According to the inscription on the stone slab at the foot of the stairway, the mausoleum was built from March 1926 to the spring of 1929. The burial rites were held on June 1, 1929 and the shrine was proclaimed “a National Major Unit of Protection of Historical Relics” by the State Council in 1961.
The magnificent memorial consists of eighty thousand square meters of marble. At the entrance is an archway with the Chinese inscription “Philanthropic Love”. Further is a large courtyard and a tree-lined corridor ending in a stone three-arched gate, bearing the inscription “The world belongs to the people.” Eight flights of steps in Suzhou granite lead to the stele pavilion and then the mausoleum, which is a marble structure with four cupolas and iridescent blue tile on the roof. There is a marble seated statue of Dr. Sun Yatsen. Behind is the coffin chamber containing his remains.
At the urge of General Chiang Kai-shek, Madame Sun Yatsen or Ching-ling Soong – the youngest of the three sisters and the one who loved China – traveled by Trans-Siberian Railway from Berlin to Harbin and then on to Beijing before boarding the funeral train to Nanjing to be present at the ceremony.
Dr. Sun Yatsen is highly revered by the Chinese for his role as Father of the Republic of China; he rallied the people and the generals to overthrow the Qing Dynasty. He founded the Nationalist Party and designated the Kuomintang. According to a reference book, his document known as “The Tsung-li Testament”, meaning the testament of the Maximum Leader was read in every political Kuomintang meeting.
After the visit to the mausoleum, I took a stroll along the “Sacred Path to Xiaolong Mausoleum”. Both sides of the path are lined with stone lions, a unicorn-like beast, camels, elephants and horses. In spite of the heat and humidity, I kept my cool under the shade of the leafy trees.
While returning to the city, we saw some workmen hacking at the overgrown branches of the trees along the narrow road.
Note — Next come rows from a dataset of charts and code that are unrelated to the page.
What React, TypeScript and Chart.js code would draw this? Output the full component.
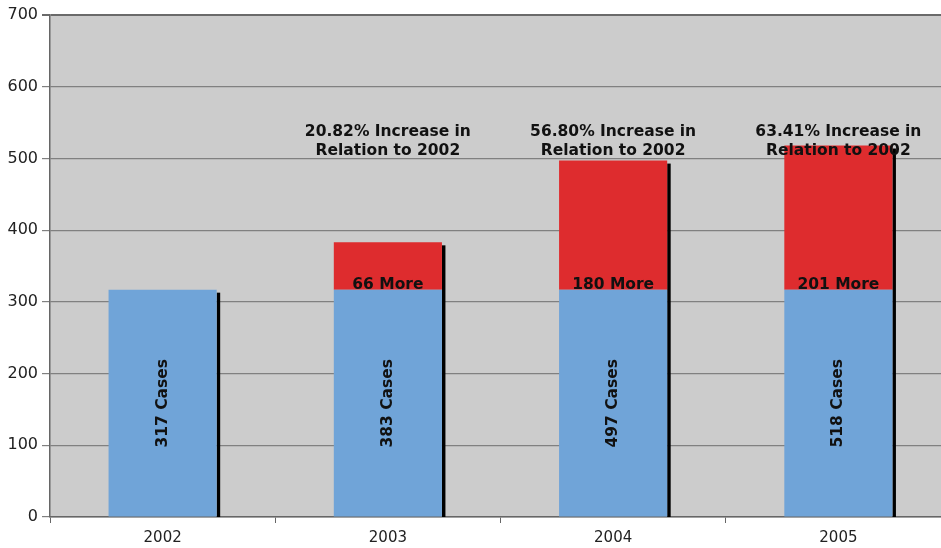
import React, { useEffect, useRef } from "react";
import { Chart, registerables } from "chart.js";

Chart.register(...registerables);

const years = ["2002", "2003", "2004", "2005"];
const baseCases = [317, 317, 317, 317];
const moreCases = [0, 66, 180, 201];
const totalCases = [317, 383, 497, 518];
const increasePercents = ["", "20.82%", "56.80%", "63.41%"];
const yTicks = [0, 100, 200, 300, 400, 500, 600, 700];

const ANNOTATION_VALUE = 537;
const FONT = "'DejaVu Sans', Verdana, sans-serif";

const backgroundPlugin = {
  id: "plotBg",
  beforeDraw(chart: any) {
    const { ctx, chartArea } = chart;
    ctx.save();
    ctx.fillStyle = "#cccccc";
    ctx.fillRect(chartArea.left, chartArea.top, chartArea.right - chartArea.left, chartArea.bottom - chartArea.top);
    ctx.restore();
  },
};

const shadowPlugin = {
  id: "barShadow",
  beforeDatasetsDraw(chart: any) {
    const { ctx } = chart;
    const yScale = chart.scales.y;
    const meta = chart.getDatasetMeta(0);
    ctx.save();
    ctx.fillStyle = "#000000";
    meta.data.forEach((bar: any, i: number) => {
      const right = bar.x + bar.width / 2;
      const top = yScale.getPixelForValue(totalCases[i]) + 3;
      const bottom = yScale.getPixelForValue(0);
      ctx.fillRect(right, top, 3.5, bottom - top);
    });
    ctx.restore();
  },
};

const labelPlugin = {
  id: "barLabels",
  afterDatasetsDraw(chart: any) {
    const { ctx } = chart;
    const yScale = chart.scales.y;
    const meta = chart.getDatasetMeta(0);
    ctx.save();
    ctx.fillStyle = "#111111";
    ctx.font = `bold 15.5px ${FONT}`;
    ctx.textAlign = "center";
    ctx.textBaseline = "middle";
    meta.data.forEach((bar: any, i: number) => {
      const x = bar.x;
      const segTop = yScale.getPixelForValue(baseCases[i]);
      const segBottom = yScale.getPixelForValue(0);
      ctx.save();
      ctx.translate(x, (segTop + segBottom) / 2);
      ctx.rotate(-Math.PI / 2);
      ctx.fillText(`${totalCases[i]} Cases`, 0, 0);
      ctx.restore();
      if (moreCases[i] > 0) {
        ctx.fillText(`${moreCases[i]} More`, x, segTop - 5);
      }
      if (increasePercents[i]) {
        const ay = yScale.getPixelForValue(ANNOTATION_VALUE);
        ctx.fillText(`${increasePercents[i]} Increase in`, x, ay);
        ctx.fillText("Relation to 2002", x, ay + 19);
      }
    });
    ctx.restore();
  },
};

export default function App() {
  const canvasRef = useRef<HTMLCanvasElement | null>(null);

  useEffect(() => {
    document.body.style.margin = "0";
    const canvas = canvasRef.current;
    if (!canvas) return;
    const chart = new Chart(canvas, {
      type: "bar",
      data: {
        labels: years,
        datasets: [
          {
            label: "Cases",
            data: baseCases,
            backgroundColor: "#70a4d8",
            borderWidth: 0,
            barPercentage: 0.48,
            categoryPercentage: 1,
          },
          {
            label: "More",
            data: moreCases,
            backgroundColor: "#de2c2e",
            borderWidth: 0,
            barPercentage: 0.48,
            categoryPercentage: 1,
          },
        ],
      },
      options: {
        animation: false,
        responsive: false,
        maintainAspectRatio: false,
        devicePixelRatio: 1,
        layout: { padding: { top: 15, right: 9, left: 0, bottom: 0 } },
        plugins: {
          legend: { display: false },
          tooltip: { enabled: false },
          title: { display: false },
        },
        scales: {
          x: {
            stacked: true,
            offset: true,
            grid: {
              display: true,
              offset: true,
              drawOnChartArea: false,
              drawTicks: true,
              tickLength: 6,
              color: "#666666",
            },
            border: { display: true, color: "#666666", width: 1.5 },
            ticks: {
              color: "#222222",
              font: { family: FONT, size: 15 },
              padding: 6,
            },
            afterFit(scale: any) {
              scale.height = 31;
            },
          },
          y: {
            stacked: true,
            min: 0,
            max: 700,
            afterBuildTicks(scale: any) {
              scale.ticks = yTicks.map((v) => ({ value: v }));
            },
            grid: {
              color: (c: any) => (c.tick && c.tick.value === 700 ? "#6a6a6a" : "#808080"),
              lineWidth: (c: any) => (c.tick && c.tick.value === 700 ? 2 : 1.2),
              tickLength: 8,
              drawTicks: true,
            },
            border: { display: true, color: "#666666", width: 1.5 },
            ticks: {
              color: "#222222",
              font: { family: FONT, size: 16 },
              padding: 4,
            },
            afterFit(scale: any) {
              scale.width = 50;
            },
          },
        },
      },
      plugins: [backgroundPlugin, shadowPlugin, labelPlugin],
    });
    return () => chart.destroy();
  }, []);

  return (
    <div style={{ width: 941, height: 548, overflow: "hidden", background: "#ffffff" }}>
      <canvas ref={canvasRef} width={960} height={548} style={{ display: "block", width: 960, height: 548 }} />
    </div>
  );
}
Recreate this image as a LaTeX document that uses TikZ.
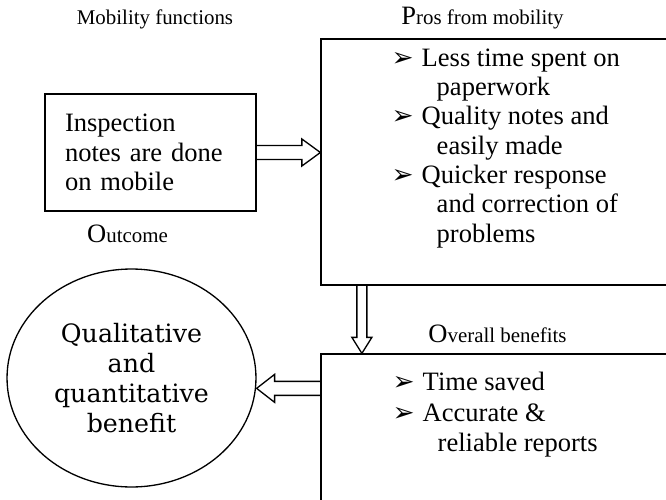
\documentclass[tikz,border=0pt]{standalone}
\usepackage{fontspec}
\setmainfont{Liberation Serif}
\newfontfamily\symfont{DejaVu Sans}
\newfontfamily\ovalfont{DejaVu Serif}
\usetikzlibrary{calc, shapes.geometric, positioning}

\newcommand{\bul}{\makebox[0.6cm][l]{\symfont\fontsize{15}{15}\selectfont ➢}}
\newcommand{\cont}{\hspace*{0.9cm}}
\newcommand{\initial}[1]{{\fontsize{15.1}{17}\selectfont #1}}
% hollow block arrow: from, to, shaft half width, head half width, head length
\newcommand{\fatarrow}[5]{%
  \coordinate (fa-h) at ($(#2)!#5!(#1)$);
  \draw[fat] ($(#1)!#3!90:(#2)$) -- ($(fa-h)!#3!90:(#2)$) -- ($(fa-h)!#4!90:(#2)$) -- (#2)
    -- ($(fa-h)!#4!-90:(#2)$) -- ($(fa-h)!#3!-90:(#2)$) -- ($(#1)!#3!-90:(#2)$);}

\begin{document}
\begin{tikzpicture}[x=0.02cm, y=-0.02cm,
    box/.style={draw, line width=0.75pt, inner sep=0pt},
    hdr/.style={font=\fontsize{11.9}{14}\selectfont, inner sep=0pt},
    txt/.style={font=\fontsize{15.1}{16.7}\selectfont, align=left, inner sep=0pt},
    fat/.style={line width=0.75pt, line join=miter}
]
    \clip (0,0) rectangle (666,500);

    % headings
    \node[hdr, anchor=base] (mobhdr) at (155,25) {Mobility functions};
    \node[hdr, anchor=base] (proshdr) at (482.5,25) {\initial{P}ros from mobility};
    \node[hdr, anchor=base] (outhdr) at (127.5,242) {\initial{O}utcome};
    \node[hdr, anchor=base] (benhdr) at (497.5,342) {\initial{O}verall benefits};

    % boxes
    \node[box, txt, minimum width=4.22cm, minimum height=2.34cm, text width=3.42cm, inner xsep=0.4cm] (insp) at (150.5,152.5) {Inspection\\notes are done\\on mobile};
    \node[box, minimum width=7.98cm, minimum height=4.92cm] (pros) at (520.5,162) {};
    \node[box, minimum width=7.98cm, minimum height=3.72cm] (gains) at (520.5,447) {};
    \node[ellipse, draw, line width=0.75pt, minimum width=4.98cm, minimum height=4.36cm, inner sep=0pt, align=center, font=\ovalfont\fontsize{14.4}{17}\selectfont] (result) at (131.5,378) {Qualitative\\and\\quantitative\\benefit};

    % bullet lists
    \node[txt, anchor=north west] (proslist) at ($(pros.north west)+(71,10)$) {\bul Less time spent on\\ \cont paperwork\\ \bul Quality notes and\\ \cont easily made\\ \bul Quicker response\\ \cont and correction of\\ \cont problems};
    \node[txt, font=\fontsize{15.1}{17.6}\selectfont, anchor=north west] (gainslist) at ($(gains.north west)+(72,18)$) {\bul Time saved\\ \bul Accurate \&\\ \cont reliable reports};

    % arrows
    \coordinate (a1) at (insp.east -| pros.west);
    \coordinate (a2s) at ($(pros.south west)+(41.5,0)$);
    \coordinate (a2e) at (a2s |- gains.north);
    \coordinate (a3s) at ($(gains.north west)+(0,35)$);
    \coordinate (a3e) at (a3s -| result.east);
    \fatarrow{insp.east}{a1}{0.14cm}{0.27cm}{0.37cm}
    \fatarrow{a2s}{a2e}{0.1cm}{0.2cm}{0.32cm}
    \fatarrow{a3s}{a3e}{0.14cm}{0.28cm}{0.36cm}
\end{tikzpicture}
\end{document}
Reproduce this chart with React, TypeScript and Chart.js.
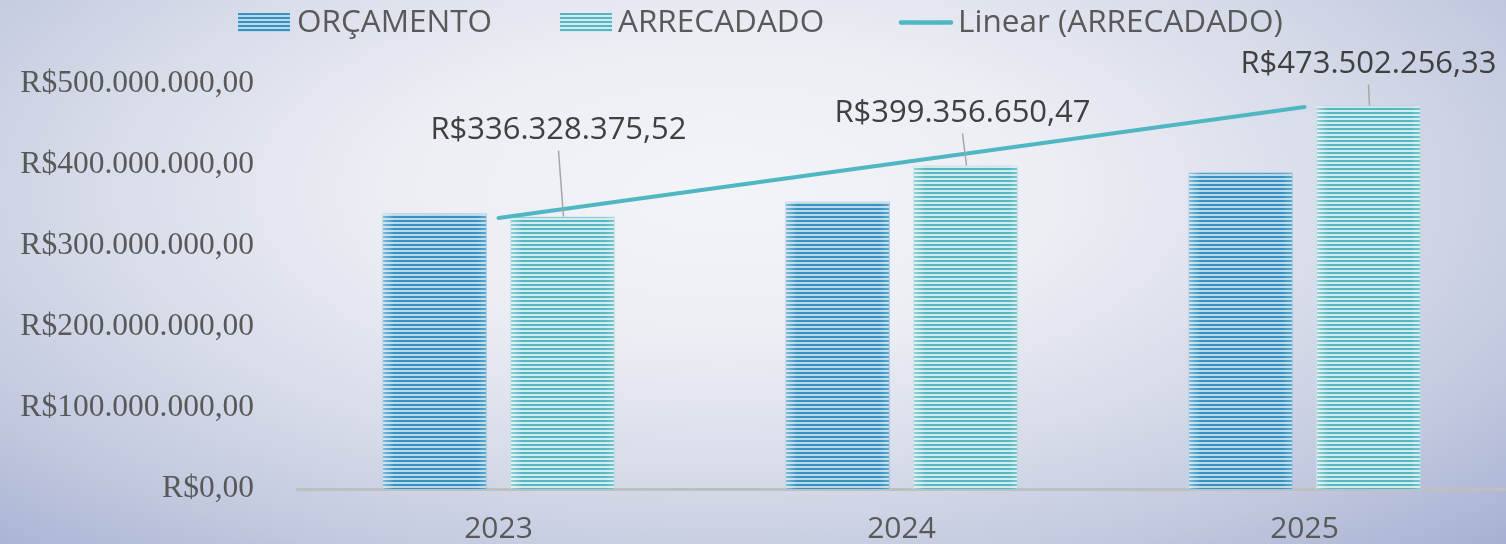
import React, { useEffect, useRef } from "react";
import { Chart, registerables } from "chart.js";

Chart.register(...registerables);

const categories = ["2023", "2024", "2025"];
const seriesNames = ["ORÇAMENTO", "ARRECADADO", "Linear (ARRECADADO)"];
const orcamento = [340500000, 355000000, 391000000];
const arrecadado = [336328375.52, 399356650.47, 473502256.33];
const tendencia = [334475487.03, 403062427.44, 471649367.85];
const arrecadadoLabels = ["R$336.328.375,52", "R$399.356.650,47", "R$473.502.256,33"];
const yTickValues = [0, 100000000, 200000000, 300000000, 400000000, 500000000];
const yTickLabels = [
  "R$0,00",
  "R$100.000.000,00",
  "R$200.000.000,00",
  "R$300.000.000,00",
  "R$400.000.000,00",
  "R$500.000.000,00",
];

// label placement (pixel offsets from bar top, styling only)
const labelDx = [-4, -3, 0];
const labelDy = [-86, -52, -41];
// legend layout (styling only): swatch start, swatch width, text start
const legendSwatchX = [238, 560, 899];
const legendSwatchW = [52, 52, 54];
const legendTextX = [297, 618, 958];

const SANS = "'Open Sans', 'DejaVu Sans', sans-serif";
const SERIF = "'Liberation Serif', 'DejaVu Serif', serif";

const BLUE = "#3592c1";
const BLUE_LIGHT = "#bcd9e9";
const TEAL = "#55b7c1";
const TEAL_LIGHT = "#d2ebee";
const TREND = "#4fb7c2";

function stripe(dark: string, light: string): CanvasPattern {
  const c = document.createElement("canvas");
  c.width = 4;
  c.height = 4;
  const g = c.getContext("2d")!;
  g.fillStyle = light;
  g.fillRect(0, 0, 4, 4);
  g.fillStyle = dark;
  g.fillRect(0, 0, 4, 2);
  return g.createPattern(c, "repeat")!;
}

function stripeSwatch(ctx: CanvasRenderingContext2D, x: number, y: number, w: number, h: number, dark: string, light: string) {
  ctx.fillStyle = light;
  ctx.fillRect(x, y, w, h);
  ctx.fillStyle = dark;
  for (let yy = y; yy < y + h; yy += 4) ctx.fillRect(x, yy, w, Math.min(2, y + h - yy));
}

const overlayPlugin = {
  id: "overlayPlugin",
  afterDatasetDraw(chart: any, args: any) {
    if (args.index > 1) return;
    const ctx = chart.ctx as CanvasRenderingContext2D;
    const meta = chart.getDatasetMeta(args.index);
    ctx.save();
    meta.data.forEach((bar: any) => {
      const p = bar.getProps(["x", "y", "base", "width"], true);
      if (!isFinite(p.width) || !isFinite(p.x)) return;
      const l = p.x - p.width / 2;
      const g = ctx.createLinearGradient(l, 0, l + p.width, 0);
      g.addColorStop(0, "rgba(255,255,255,0.4)");
      g.addColorStop(0.12, "rgba(255,255,255,0)");
      g.addColorStop(0.9, "rgba(255,255,255,0)");
      g.addColorStop(1, "rgba(255,255,255,0.22)");
      ctx.fillStyle = g;
      ctx.fillRect(l, p.y, p.width, p.base - p.y);
    });
    ctx.restore();
  },
  afterDatasetsDraw(chart: any) {
    const ctx = chart.ctx as CanvasRenderingContext2D;
    const meta = chart.getDatasetMeta(1);
    ctx.save();
    ctx.font = `31px ${SANS}`;
    ctx.textAlign = "center";
    ctx.textBaseline = "middle";
    meta.data.forEach((bar: any, i: number) => {
      const p = bar.getProps(["x", "y"], true);
      const lx = p.x + labelDx[i];
      const ly = p.y + labelDy[i];
      ctx.strokeStyle = "#a6a6a6";
      ctx.lineWidth = 1.5;
      ctx.beginPath();
      ctx.moveTo(lx, ly + 20);
      ctx.lineTo(p.x + 1, p.y);
      ctx.stroke();
      ctx.fillStyle = "#404040";
      ctx.fillText(arrecadadoLabels[i], lx, ly);
    });
    ctx.restore();
  },
  afterDraw(chart: any) {
    const ctx = chart.ctx as CanvasRenderingContext2D;
    ctx.save();
    ctx.font = `31.5px ${SANS}`;
    ctx.textBaseline = "middle";
    ctx.textAlign = "left";
    const cy = 23;
    const swatches = [
      { kind: "box", dark: BLUE, light: BLUE_LIGHT },
      { kind: "box", dark: TEAL, light: TEAL_LIGHT },
      { kind: "line", dark: TREND, light: TREND },
    ];
    swatches.forEach((s, i) => {
      const x = legendSwatchX[i];
      const w = legendSwatchW[i];
      if (s.kind === "box") {
        stripeSwatch(ctx, x, 13, w, 19, s.dark, s.light);
      } else {
        ctx.strokeStyle = s.dark;
        ctx.lineWidth = 4.5;
        ctx.lineCap = "round";
        ctx.beginPath();
        ctx.moveTo(x + 2, 22.5);
        ctx.lineTo(x + w - 2, 22.5);
        ctx.stroke();
      }
      ctx.fillStyle = "#595959";
      ctx.fillText(seriesNames[i], legendTextX[i], cy);
    });
    ctx.restore();
  },
};

export default function App() {
  const ref = useRef<HTMLCanvasElement | null>(null);

  useEffect(() => {
    if (!ref.current) return;
    const chart = new Chart(ref.current, {
      type: "bar",
      data: {
        labels: categories,
        datasets: [
          {
            label: seriesNames[0],
            data: orcamento,
            backgroundColor: stripe(BLUE, BLUE_LIGHT),
            borderColor: "rgba(120,180,212,0.7)",
            borderWidth: 1,
            order: 1,
          },
          {
            label: seriesNames[1],
            data: arrecadado,
            backgroundColor: stripe(TEAL, TEAL_LIGHT),
            borderColor: "rgba(150,205,210,0.7)",
            borderWidth: 1,
            order: 1,
          },
          {
            type: "line",
            label: seriesNames[2],
            data: tendencia,
            borderColor: TREND,
            borderWidth: 4,
            borderCapStyle: "round",
            pointRadius: 0,
            fill: false,
            order: 0,
          } as any,
        ] as any,
      },
      options: {
        animation: false,
        responsive: false,
        maintainAspectRatio: false,
        layout: { padding: { top: 84, left: 0, right: 0, bottom: 0 } },
        datasets: { bar: { categoryPercentage: 0.635, barPercentage: 0.82 } },
        plugins: { legend: { display: false }, tooltip: { enabled: false } },
        scales: {
          x: {
            grid: { display: false, drawTicks: false },
            border: { display: true, color: "#bfbfbf", width: 3 },
            ticks: { font: { family: SANS, size: 30 }, color: "#595959", padding: 22 },
            afterFit: (s: any) => {
              s.height = 55;
            },
          },
          y: {
            min: 0,
            max: 500000000,
            grid: { display: false, drawTicks: false },
            border: { display: false },
            afterBuildTicks: (s: any) => {
              s.ticks = yTickValues.map((v) => ({ value: v }));
            },
            ticks: {
              font: { family: SERIF, size: 31.5 },
              color: "#595959",
              padding: 43,
              callback: (v: any) => {
                const idx = yTickValues.indexOf(Number(v));
                return idx >= 0 ? yTickLabels[idx] : "";
              },
            },
            afterFit: (s: any) => {
              s.width = 297;
              s.paddingTop = 0;
              s.paddingBottom = 0;
            },
          },
        },
      },
      plugins: [overlayPlugin],
    });
    return () => chart.destroy();
  }, []);

  return (
    <div
      style={{
        position: "fixed",
        left: 0,
        top: 0,
        width: 1506,
        height: 544,
        overflow: "hidden",
        background:
          "radial-gradient(ellipse farthest-corner at 48% 35%, #f3f4f8 0%, #eceef4 30%, #d9ddea 55%, #c2c9df 78%, #a6b0d2 100%)",
      }}
    >
      <canvas ref={ref} width={1506} height={544} style={{ display: "block" }} />
    </div>
  );
}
One of the branches fell onto the car just as we were about to pass underneath, causing some damage to the trunk. As far as the workers were concerned, it was business as usual. They carried on trimming as though nothing had happened, even though they did not have a net to catch the falling branches. To prevent another dangerous and unpleasant incident, the driver stopped a little further down the road and went to report to the foreman. The man just shrugged and refused to accept any responsibilities, pointing out defiantly that our car must have been damaged elsewhere. The driver and I were dumbfounded. Seeing no point in arguing with the ruffian, we decided to drive on.
In the evening, we went to the Confucius Temple, or Fuzimiao in Mandarin. It was built to commemorate Mr. Konzi, the founder of Confucianism, who was one of China’s most famous ideologists and philosophers during Spring and Autumn Period (770 BC – 476 BC). The guide told us that the Qinhuai River where the temple stands has been a gathering place for merchants and artists, as well as local culture vultures since time immemorial. Being a professional free-lance writer, I was asked to pose in front of the gate – above which is inscribed “Tien Xia Wen Shu” meaning “outstanding literary articles under the sky”.
You don’t have to look far for a place to eat because the Qinghui district abounds with restaurants…their restrooms are quite acceptable. As night falls, hawkers and vendors set up their little stalls… rows and rows of them, selling all kinds of artifacts from colored stones to necklaces.